A variety (Prosopis juliflora glandulosa) is found from Kansas to eastern Texas, and also in Arizona and California. It is the common mesquite of eastern Texas. Another variety (Prosopis juliflora velutina) occurs in some of the hot valleys of southern Arizona and southward in Mexico.
Screwbean (Prosopis odorata) is known also as screwpod mesquite, and tornillo. The name is due to the pod’s habit of growing in spiral form, there being a dozen or more tight twists. The flowers appear in early spring and new crops follow until summer. The pods ripen early in autumn or late in summer, and many become infested with grubs. The tree is from twenty-five to thirty feet high, and a foot or less in diameter. Its range extends from western Texas and Utah and Nevada through New Mexico and Arizona to southern California. The wood is stronger and stiffer than common mesquite, but a little lighter. Its uses are much the same, and it has the same habits of growth, including its disposition to develop enormous roots. The name might lead to the conclusion that the flower is rich in perfume, but such is not the case. The tree grows slowly and lives to old age, if it escapes fire and other accidents.

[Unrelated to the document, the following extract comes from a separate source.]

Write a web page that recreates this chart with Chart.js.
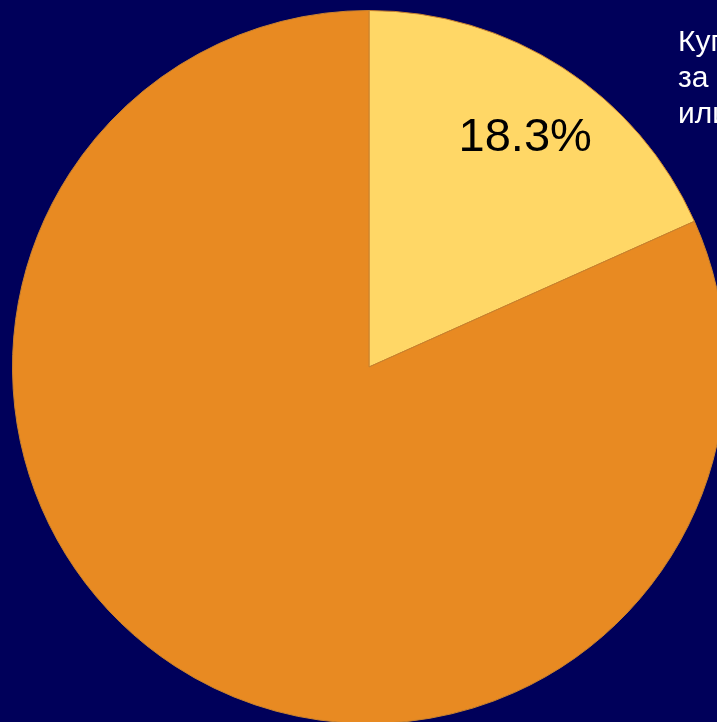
<!DOCTYPE html>
<html>
<head>
<meta charset="utf-8">
<script src="https://cdn.jsdelivr.net/npm/chart.js@4"></script>
<style>
  html, body { margin: 0; padding: 0; width: 717px; height: 722px; overflow: hidden; background: #00005a; }
  #wrap { position: absolute; left: 12px; top: 10px; width: 714px; height: 714px; }
  #note { position: absolute; left: 678px; top: 23px; color: #ffffff; font: 30px 'Liberation Sans', Arial, sans-serif; line-height: 36px; white-space: nowrap; }
</style>
</head>
<body>
<div id="wrap"><canvas id="pieChart"></canvas></div>
<div id="note">Купили<br>за год<br>или нет</div>
<script>
// Datos del gráfico
const labels = ['Да', 'Нет'];
const values = [18.3, 81.7];
const shownLabels = ['18.3%', ''];
const sliceColors = ['#ffd766', '#e88a22'];

// Etiqueta de porcentaje sobre la porción
const sliceLabels = {
    id: 'sliceLabels',
    afterDatasetsDraw(chart) {
        const ctx = chart.ctx;
        chart.getDatasetMeta(0).data.forEach((arc, i) => {
            if (!shownLabels[i]) return;
            const mid = (arc.startAngle + arc.endAngle) / 2;
            const r = arc.outerRadius * 0.785;
            ctx.save();
            ctx.fillStyle = '#000000';
            ctx.font = "47px 'Liberation Sans', Arial, sans-serif";
            ctx.textAlign = 'center';
            ctx.textBaseline = 'middle';
            ctx.fillText(shownLabels[i], arc.x + Math.cos(mid) * r + 4, arc.y + Math.sin(mid) * r + 6);
            ctx.restore();
        });
    }
};

new Chart(document.getElementById('pieChart'), {
    type: 'pie',
    data: {
        labels: labels,
        datasets: [{
            data: values,
            backgroundColor: sliceColors,
            borderColor: '#c9822e',
            borderWidth: 1
        }]
    },
    options: {
        responsive: true,
        maintainAspectRatio: false,
        animation: false,
        layout: { padding: 0 },
        plugins: {
            legend: { display: false },
            tooltip: { enabled: false }
        }
    },
    plugins: [sliceLabels]
});
</script>
</body>
</html>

Chalky LeucÆna (LeucÆna pulverulenta), commonly called mimosa, occurs in the United States only in southern Texas, but is somewhat abundant in Mexico, where trees sixty feet high and nearly two feet in diameter are sometimes manufactured into lumber. Along the Rio Grande it is called “tepeguaja” by Mexicans. This name is said to be equivalent to “hardwood,” which is an appropriate name. It is very smooth and handsome when finished, and is used for tool handles, small spindles, grills, and other small articles, particularly products of the lathe. In color it resembles the lighter shades of mahogany; weighs about forty-two pounds per cubic foot; foliage extremely delicate and the tree is highly valuable for ornamental purposes. It has been planted outside of its natural range. The pods sometimes exceed a foot in length.
LeucÆna (LeucÆna glauca) is small and probably will never be of much importance. Trunks are seldom more than five inches in diameter and twenty feet high. The tree grows in canyons and ravines in western Texas. The compound leaves are six or seven inches long, with thirty or less pairs of leaflets; fruit is a pod six or eight inches long. The rich brown wood is streaked with red.